Entries from a dataset:
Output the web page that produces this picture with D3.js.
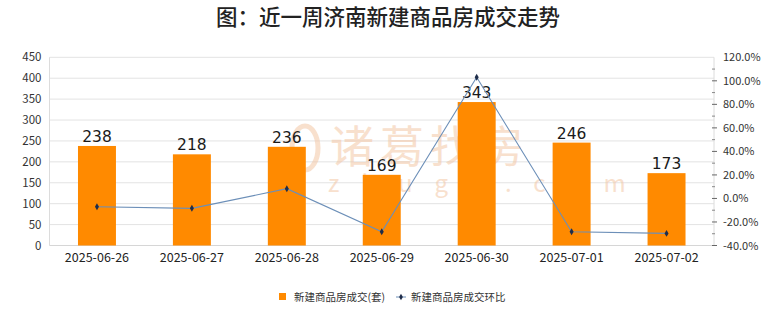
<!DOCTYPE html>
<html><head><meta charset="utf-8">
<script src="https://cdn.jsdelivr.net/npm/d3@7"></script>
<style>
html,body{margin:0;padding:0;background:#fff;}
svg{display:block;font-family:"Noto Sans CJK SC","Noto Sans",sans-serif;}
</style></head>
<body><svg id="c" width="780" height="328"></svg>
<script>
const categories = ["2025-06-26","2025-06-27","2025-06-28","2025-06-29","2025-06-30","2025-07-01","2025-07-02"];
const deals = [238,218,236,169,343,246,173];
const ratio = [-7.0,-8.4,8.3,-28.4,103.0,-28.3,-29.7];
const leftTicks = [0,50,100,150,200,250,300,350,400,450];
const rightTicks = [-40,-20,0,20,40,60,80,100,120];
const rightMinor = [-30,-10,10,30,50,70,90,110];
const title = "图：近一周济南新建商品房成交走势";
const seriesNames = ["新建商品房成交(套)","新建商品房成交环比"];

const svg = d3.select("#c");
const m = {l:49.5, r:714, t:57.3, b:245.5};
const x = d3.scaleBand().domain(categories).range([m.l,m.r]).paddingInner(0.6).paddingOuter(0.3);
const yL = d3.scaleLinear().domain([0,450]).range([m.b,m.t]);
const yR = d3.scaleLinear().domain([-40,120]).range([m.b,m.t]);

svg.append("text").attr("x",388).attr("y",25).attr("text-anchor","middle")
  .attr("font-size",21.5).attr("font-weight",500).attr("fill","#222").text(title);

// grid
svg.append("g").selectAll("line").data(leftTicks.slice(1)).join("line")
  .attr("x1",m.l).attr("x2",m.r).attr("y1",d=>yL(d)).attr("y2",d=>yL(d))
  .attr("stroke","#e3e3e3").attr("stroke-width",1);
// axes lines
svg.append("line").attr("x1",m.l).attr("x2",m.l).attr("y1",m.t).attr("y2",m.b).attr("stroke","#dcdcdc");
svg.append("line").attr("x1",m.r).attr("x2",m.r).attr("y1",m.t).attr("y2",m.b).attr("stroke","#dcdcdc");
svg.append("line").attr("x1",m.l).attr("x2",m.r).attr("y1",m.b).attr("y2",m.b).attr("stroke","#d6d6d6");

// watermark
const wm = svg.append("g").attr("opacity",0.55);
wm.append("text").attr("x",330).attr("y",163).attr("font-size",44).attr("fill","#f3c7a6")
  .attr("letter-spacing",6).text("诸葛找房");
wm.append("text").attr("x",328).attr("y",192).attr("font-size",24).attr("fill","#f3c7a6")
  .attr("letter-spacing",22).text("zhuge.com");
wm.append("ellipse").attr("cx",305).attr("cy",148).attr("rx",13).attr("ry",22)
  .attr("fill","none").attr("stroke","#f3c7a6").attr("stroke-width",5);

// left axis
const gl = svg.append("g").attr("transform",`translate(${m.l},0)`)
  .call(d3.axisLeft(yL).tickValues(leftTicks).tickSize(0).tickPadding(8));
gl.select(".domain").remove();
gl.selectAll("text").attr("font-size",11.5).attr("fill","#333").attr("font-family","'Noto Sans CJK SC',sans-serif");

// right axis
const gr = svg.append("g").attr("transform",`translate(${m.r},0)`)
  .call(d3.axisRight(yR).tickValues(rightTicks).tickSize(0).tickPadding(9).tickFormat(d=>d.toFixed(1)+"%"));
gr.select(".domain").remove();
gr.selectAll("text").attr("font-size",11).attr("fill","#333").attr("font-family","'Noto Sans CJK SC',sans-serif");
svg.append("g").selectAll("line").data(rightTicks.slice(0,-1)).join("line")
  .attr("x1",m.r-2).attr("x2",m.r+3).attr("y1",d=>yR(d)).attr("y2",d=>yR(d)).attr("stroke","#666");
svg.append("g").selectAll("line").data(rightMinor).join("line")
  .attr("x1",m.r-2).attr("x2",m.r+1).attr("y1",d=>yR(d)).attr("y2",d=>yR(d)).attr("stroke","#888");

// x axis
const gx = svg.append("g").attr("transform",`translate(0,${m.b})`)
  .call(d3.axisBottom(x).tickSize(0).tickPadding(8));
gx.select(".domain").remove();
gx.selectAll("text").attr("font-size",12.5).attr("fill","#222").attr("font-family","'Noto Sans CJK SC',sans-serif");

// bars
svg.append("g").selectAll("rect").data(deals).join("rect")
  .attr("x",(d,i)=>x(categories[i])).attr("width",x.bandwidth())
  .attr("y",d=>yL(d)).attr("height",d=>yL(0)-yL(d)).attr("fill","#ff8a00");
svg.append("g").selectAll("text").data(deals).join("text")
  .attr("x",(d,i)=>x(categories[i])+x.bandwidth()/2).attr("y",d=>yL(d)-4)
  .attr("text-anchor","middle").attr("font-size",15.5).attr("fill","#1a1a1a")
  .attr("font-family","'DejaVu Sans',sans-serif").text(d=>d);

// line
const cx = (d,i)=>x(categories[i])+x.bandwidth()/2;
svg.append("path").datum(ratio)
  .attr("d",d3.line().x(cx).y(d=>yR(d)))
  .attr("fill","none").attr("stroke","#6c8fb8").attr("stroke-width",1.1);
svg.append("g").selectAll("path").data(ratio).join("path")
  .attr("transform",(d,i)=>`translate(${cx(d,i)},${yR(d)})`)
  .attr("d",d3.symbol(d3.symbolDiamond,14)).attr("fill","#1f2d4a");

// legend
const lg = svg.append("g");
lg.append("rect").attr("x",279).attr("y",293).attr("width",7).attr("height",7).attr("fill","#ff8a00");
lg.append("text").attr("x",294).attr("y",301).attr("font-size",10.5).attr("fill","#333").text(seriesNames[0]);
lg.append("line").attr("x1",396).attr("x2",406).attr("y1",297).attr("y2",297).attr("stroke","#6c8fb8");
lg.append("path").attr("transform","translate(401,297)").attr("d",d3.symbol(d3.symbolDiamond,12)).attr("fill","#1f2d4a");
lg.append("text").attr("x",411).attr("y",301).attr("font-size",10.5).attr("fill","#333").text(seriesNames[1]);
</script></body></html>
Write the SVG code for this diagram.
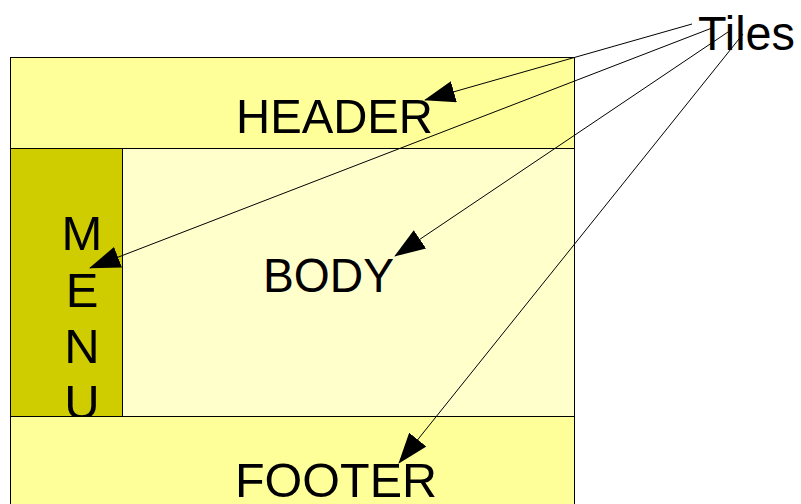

**Short task**
Leave out the pictures and print every line of the data exactly.

**Answer for this exercise**
Output the web page that produces this picture with D3.js.
<!DOCTYPE html>
<html><head><meta charset="utf-8">
<script src="https://cdn.jsdelivr.net/npm/d3@7"></script>
<style>
html,body{margin:0;padding:0;background:#fff;}
svg{display:block;font-family:"Noto Sans CJK SC","Noto Sans",sans-serif;}
</style></head>
<body><svg id="c" width="780" height="328"></svg>
<script>
const categories = ["2025-06-26","2025-06-27","2025-06-28","2025-06-29","2025-06-30","2025-07-01","2025-07-02"];
const deals = [238,218,236,169,343,246,173];
const ratio = [-7.0,-8.4,8.3,-28.4,103.0,-28.3,-29.7];
const leftTicks = [0,50,100,150,200,250,300,350,400,450];
const rightTicks = [-40,-20,0,20,40,60,80,100,120];
const rightMinor = [-30,-10,10,30,50,70,90,110];
const title = "图：近一周济南新建商品房成交走势";
const seriesNames = ["新建商品房成交(套)","新建商品房成交环比"];

const svg = d3.select("#c");
const m = {l:49.5, r:714, t:57.3, b:245.5};
const x = d3.scaleBand().domain(categories).range([m.l,m.r]).paddingInner(0.6).paddingOuter(0.3);
const yL = d3.scaleLinear().domain([0,450]).range([m.b,m.t]);
const yR = d3.scaleLinear().domain([-40,120]).range([m.b,m.t]);

svg.append("text").attr("x",388).attr("y",25).attr("text-anchor","middle")
  .attr("font-size",21.5).attr("font-weight",500).attr("fill","#222").text(title);

// grid
svg.append("g").selectAll("line").data(leftTicks.slice(1)).join("line")
  .attr("x1",m.l).attr("x2",m.r).attr("y1",d=>yL(d)).attr("y2",d=>yL(d))
  .attr("stroke","#e3e3e3").attr("stroke-width",1);
// axes lines
svg.append("line").attr("x1",m.l).attr("x2",m.l).attr("y1",m.t).attr("y2",m.b).attr("stroke","#dcdcdc");
svg.append("line").attr("x1",m.r).attr("x2",m.r).attr("y1",m.t).attr("y2",m.b).attr("stroke","#dcdcdc");
svg.append("line").attr("x1",m.l).attr("x2",m.r).attr("y1",m.b).attr("y2",m.b).attr("stroke","#d6d6d6");

// watermark
const wm = svg.append("g").attr("opacity",0.55);
wm.append("text").attr("x",330).attr("y",163).attr("font-size",44).attr("fill","#f3c7a6")
  .attr("letter-spacing",6).text("诸葛找房");
wm.append("text").attr("x",328).attr("y",192).attr("font-size",24).attr("fill","#f3c7a6")
  .attr("letter-spacing",22).text("zhuge.com");
wm.append("ellipse").attr("cx",305).attr("cy",148).attr("rx",13).attr("ry",22)
  .attr("fill","none").attr("stroke","#f3c7a6").attr("stroke-width",5);

// left axis
const gl = svg.append("g").attr("transform",`translate(${m.l},0)`)
  .call(d3.axisLeft(yL).tickValues(leftTicks).tickSize(0).tickPadding(8));
gl.select(".domain").remove();
gl.selectAll("text").attr("font-size",11.5).attr("fill","#333").attr("font-family","'Noto Sans CJK SC',sans-serif");

// right axis
const gr = svg.append("g").attr("transform",`translate(${m.r},0)`)
  .call(d3.axisRight(yR).tickValues(rightTicks).tickSize(0).tickPadding(9).tickFormat(d=>d.toFixed(1)+"%"));
gr.select(".domain").remove();
gr.selectAll("text").attr("font-size",11).attr("fill","#333").attr("font-family","'Noto Sans CJK SC',sans-serif");
svg.append("g").selectAll("line").data(rightTicks.slice(0,-1)).join("line")
  .attr("x1",m.r-2).attr("x2",m.r+3).attr("y1",d=>yR(d)).attr("y2",d=>yR(d)).attr("stroke","#666");
svg.append("g").selectAll("line").data(rightMinor).join("line")
  .attr("x1",m.r-2).attr("x2",m.r+1).attr("y1",d=>yR(d)).attr("y2",d=>yR(d)).attr("stroke","#888");

// x axis
const gx = svg.append("g").attr("transform",`translate(0,${m.b})`)
  .call(d3.axisBottom(x).tickSize(0).tickPadding(8));
gx.select(".domain").remove();
gx.selectAll("text").attr("font-size",12.5).attr("fill","#222").attr("font-family","'Noto Sans CJK SC',sans-serif");

// bars
svg.append("g").selectAll("rect").data(deals).join("rect")
  .attr("x",(d,i)=>x(categories[i])).attr("width",x.bandwidth())
  .attr("y",d=>yL(d)).attr("height",d=>yL(0)-yL(d)).attr("fill","#ff8a00");
svg.append("g").selectAll("text").data(deals).join("text")
  .attr("x",(d,i)=>x(categories[i])+x.bandwidth()/2).attr("y",d=>yL(d)-4)
  .attr("text-anchor","middle").attr("font-size",15.5).attr("fill","#1a1a1a")
  .attr("font-family","'DejaVu Sans',sans-serif").text(d=>d);

// line
const cx = (d,i)=>x(categories[i])+x.bandwidth()/2;
svg.append("path").datum(ratio)
  .attr("d",d3.line().x(cx).y(d=>yR(d)))
  .attr("fill","none").attr("stroke","#6c8fb8").attr("stroke-width",1.1);
svg.append("g").selectAll("path").data(ratio).join("path")
  .attr("transform",(d,i)=>`translate(${cx(d,i)},${yR(d)})`)
  .attr("d",d3.symbol(d3.symbolDiamond,14)).attr("fill","#1f2d4a");

// legend
const lg = svg.append("g");
lg.append("rect").attr("x",279).attr("y",293).attr("width",7).attr("height",7).attr("fill","#ff8a00");
lg.append("text").attr("x",294).attr("y",301).attr("font-size",10.5).attr("fill","#333").text(seriesNames[0]);
lg.append("line").attr("x1",396).attr("x2",406).attr("y1",297).attr("y2",297).attr("stroke","#6c8fb8");
lg.append("path").attr("transform","translate(401,297)").attr("d",d3.symbol(d3.symbolDiamond,12)).attr("fill","#1f2d4a");
lg.append("text").attr("x",411).attr("y",301).attr("font-size",10.5).attr("fill","#333").text(seriesNames[1]);
</script></body></html>
Write the SVG code for this diagram.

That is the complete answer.